Post by Stendalen » Sat Nov 19, 2011 12:07 pm

Mike, you are a living encyclopedia!

Mind another, beginners, question: hare’s poll is that just hare´s ear or is that fur from a specific part of the ear (in the Skues days I mean, today it might mean something else)?

Martin
"...because it enriches my soul..."
https://www.facebook.com/stendalenflyfish/
Mike Connor

Re: Partridge & Tups Variations (Tutorial / SBS)

Post by Mike Connor » Sat Nov 19, 2011 12:08 pm

For more information on the journal;

http://en.wikipedia.org/wiki/Flyfishers%27_Club

TL
MC
Mike Connor

Re: Partridge & Tups Variations (Tutorial / SBS)

Post by Mike Connor » Sat Nov 19, 2011 12:13 pm

Stendalen wrote:Mike, you are a living encyclopedia!

Mind another, beginners, question: hare’s poll is that just hare´s ear or is that fur from a specific part of the ear (in the Skues days I mean, today it might mean something else)?

Martin
Hare's poll is the soft pinkish brown fur from between the ears on the forehead;

Image

Your mask should look something like this;

As you can see there is a large range of colours here. The textures of these hairs also vary depending on where you take them from.
The ears etc are on square graph paper as I am working on a system for describing hair types and locations, but I am not finished yet.

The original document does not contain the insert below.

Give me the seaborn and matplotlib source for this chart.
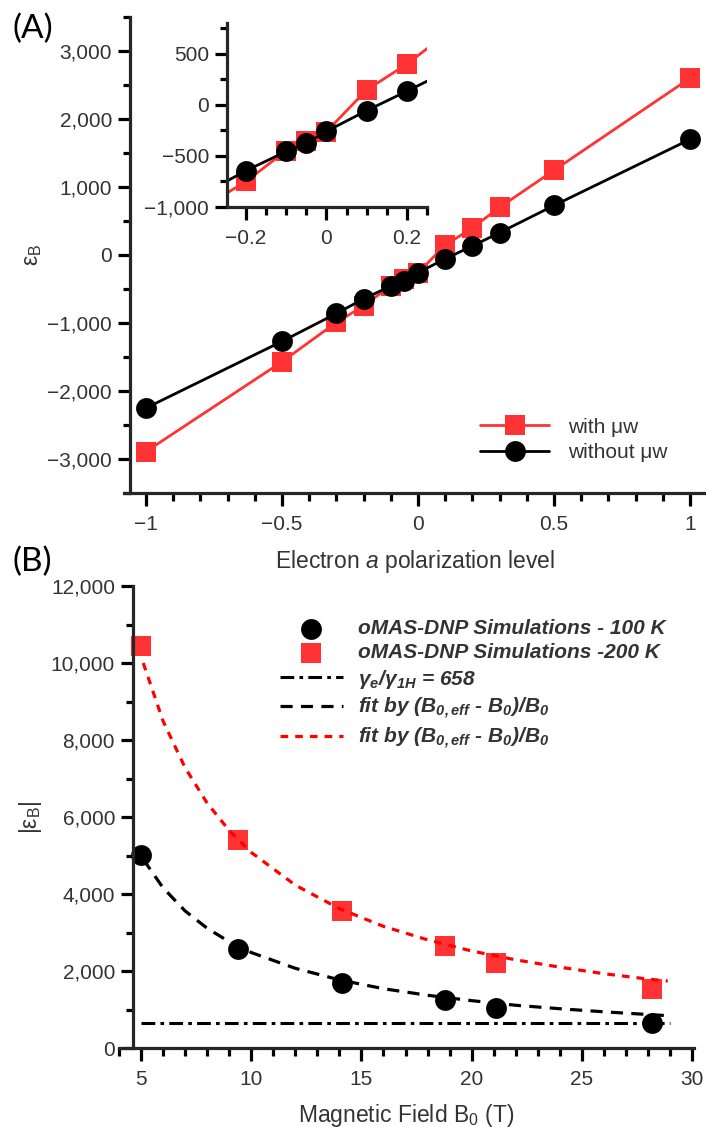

OK. The mask has a number of more or less defined areas with specific types and colours of hair.

On either side of the nose, there are areas of reddish brown hair with very little underfur. Moving up the side of the mask, this changes to a light buff colour. As one moves further up, the hair tips become darker with a well defined dark brown to black band, and blue grey underfur.

Between the eyes and on the forehead is hair with light yellowish tips and a dark base.

At the base and between the ears is the "poll" this is a light reddish brown with pale tips, with underfur of the same colour. This is the same colour and texture as buff opossum fur.

At the base of the ears you have soft fur with light, often almost white fur with a varying length of dark base. Moving up the ear itself you have short dark hair with light tips. This is the hare recommended for the hare´s ear nymph. You can remove this by pinching it off with your thumb and finger nail. The whole side of the ear is covered with this hair.

So, that very roughly covers it. I have been working on an article about this for quite some time, but I don´t know when I will finish it. You can blend any of these furs together in pinches, or you can use each type of hair alone, or you can separate the guard hair and the underfur and use it separately. There are many possible blend combinations. I have covered about twenty of these "standard" blends so far, but of course they are practically infinite.

Many people simply shave the mask and chuck the result in a blender, But this is a terrible waste of possibilities and the resulting blend, though quite excellent for some nymphs and wet flies, contains a very large percentage of underfur, and is thus less suitable for quite a few things, including dry flies. You can dress dozens of completely different flies using a mask and ears. And you can also control the properties of those flies.

For guard hair wings and the like, body fur is better simply because it is a lot longer and easier to handle. even short body guard hair is at least an inch long, which is quite ample for even the largest flies.

The guard hair from various locations also differs in colour according to location, and much of it also differs in colour along its own length. There may be three or more clearly defined colours or shades of colour on a single guard hair, If you want a specific colour, then just cut the colours off that you require, and put the others aside for something else.